Paul Thagard (Department of Philosophy, University of Waterloo)
Brain Mechanisms Explain Emotion and Consciousness
Is love a judgment, a body process, or a cultural interpretation? Emotion theorists dispute whether emotions are cognitive appraisals, responses to physiological changes, or social constructions. That emotions are all of these can be grasped by identifying brain mechanisms for emotions, including representation by groups of spiking neurons, binding of representations into semantic pointers, and competition among semantic pointers. Semantic pointers are patterns of firing in groups of neurons that function like symbols while incorporating sensory and motor information that can be recovered.
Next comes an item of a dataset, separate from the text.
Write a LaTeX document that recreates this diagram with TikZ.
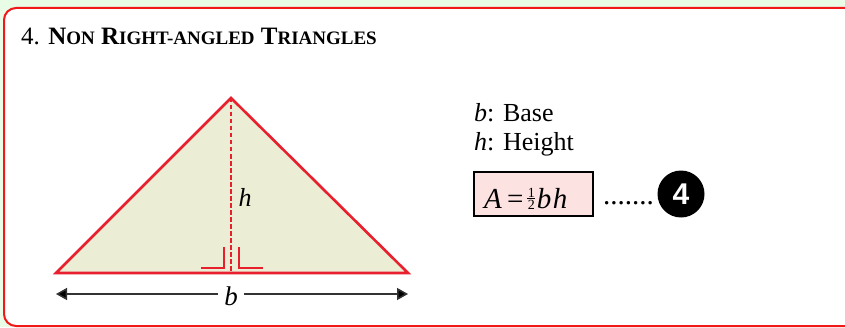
\documentclass[tikz,border=0pt]{standalone}
\usepackage{fontspec}
\setmainfont{Liberation Serif}
\newfontfamily\numfont{Liberation Sans}
\usetikzlibrary{arrows.meta}
\definecolor{bggreen}{HTML}{E8FCE6}
\definecolor{framered}{HTML}{F01818}
\definecolor{trired}{HTML}{E8202E}
\definecolor{trifill}{HTML}{EBEDD4}
\definecolor{boxpink}{HTML}{FDE2E2}
\definecolor{arrgray}{HTML}{333333}
\tikzset{
  x=1pt,y=1pt,
  bodytext/.style={font=\fontsize{26}{30}\selectfont, inner sep=0pt, anchor=base west},
  trianglestyle/.style={draw=trired, line width=2.6pt, fill=trifill, line join=miter},
  altitude/.style={draw=trired, line width=2.8pt, dash pattern=on 4.5pt off 2.5pt},
  rightmark/.style={draw=trired, line width=1.3pt},
  dimarrow/.style={draw=arrgray, line width=1.5pt, {Triangle[length=11pt,width=12pt,fill=black]}-{Triangle[length=11pt,width=12pt,fill=black]}},
  formulabox/.style={draw=black, line width=1.2pt, fill=boxpink, minimum width=119pt, minimum height=44pt, inner sep=0pt},
  badge/.style={circle, fill=black, minimum size=47pt, inner sep=0pt, text=white, font=\numfont\bfseries\fontsize{30}{34}\selectfont}
}
\newcommand{\halfsym}{\raisebox{-1.5pt}{\vbox{\hbox to 8pt{\hss\fontsize{14}{14}\selectfont 1\hss}\kern0.8pt\hrule height 0.8pt\kern1.2pt\hbox to 8pt{\hss\fontsize{14}{14}\selectfont 2\hss}}}}
\begin{document}
\begin{tikzpicture}
\useasboundingbox (0,0) rectangle (845,327);
\fill[bggreen] (0,0) rectangle (845,327);
\draw[framered, line width=2pt, fill=white, rounded corners=12pt] (4,1) rectangle (870,319);
% title
\node[bodytext, font=\fontsize{25}{29}\selectfont] (title) at (21,282)
  {4. \textbf{N{\fontsize{19}{23}\selectfont ON} R{\fontsize{19}{23}\selectfont IGHT-ANGLED} T{\fontsize{19}{23}\selectfont RIANGLES}}};
% triangle
\coordinate (A) at (56,54);
\coordinate (B) at (408,54);
\coordinate (C) at (231,229);
\coordinate (F) at (231,54);
\path[trianglestyle] (A) -- (B) -- (C) -- cycle;
\draw[altitude] (C) -- (F);
\draw[rightmark] (201,59) -- (224,59) -- (224,80);
\draw[rightmark] (239,80) -- (239,59) -- (263,59);
\node[font=\fontsize{26}{30}\selectfont\itshape, inner sep=0pt] (hlab) at (245,130) {h};
% dimension arrow
\coordinate (L) at (56,33);
\coordinate (R) at (408,33);
\draw[dimarrow] (L) -- (R);
\node[fill=white, font=\fontsize{27}{30}\selectfont\itshape, inner xsep=6pt, inner ysep=1pt] (blab) at (231,31) {b};
% legend
\node[bodytext] (base) at (474,205) {\textit{b}: Base};
\node[bodytext] (height) at (474,176) {\textit{h}: Height};
\node[formulabox] (formula) at (533.5,133) {};
\node[bodytext, font=\fontsize{29}{32}\selectfont] (ftext) at (484,119) {\textit{A}\hspace{5pt}=\hspace{4pt}\halfsym\hspace{1.5pt}\textit{b}\hspace{1.5pt}\textit{h}};
\node[bodytext, font=\fontsize{29}{32}\selectfont] (dots) at (603,123) {.......};
\node[badge] (num) at (681,133) {4};
\end{tikzpicture}
\end{document}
Emotions are semantic pointers that bind representations of situations, physiology, and appraisal into unified packages that can guide behavior if they outcompete other semantic pointers. Social and linguistic information is incorporated into cognitive appraisal. This view of emotions is supported by computer simulations (using Chris Eliasmith’s Semantic Pointer Architecture) that model dynamic appraisal, embodiment, interaction of physiological input and appraisal, and reasoning about emotions. Unlike traditional theories, the semantic pointer theory of emotion can also explain why people have conscious experiences such as happiness and sadness.
Eliasmith, C. (2013). How to build a brain: A neural architecture for biological cognition.
Thagard, P., & Schröder, T. (2014). Emotions as semantic pointers: Constructive neural mechanisms. In L. F. Barrett & J. A. Russell (Eds.), The psychological construction of emotions (pp. 144-167).
Thagard, P., & Stewart, T. C. (2014). Two theories of consciousness: Semantic pointer competition vs. information integration. Consciousness and Cognition, 30, 73-90.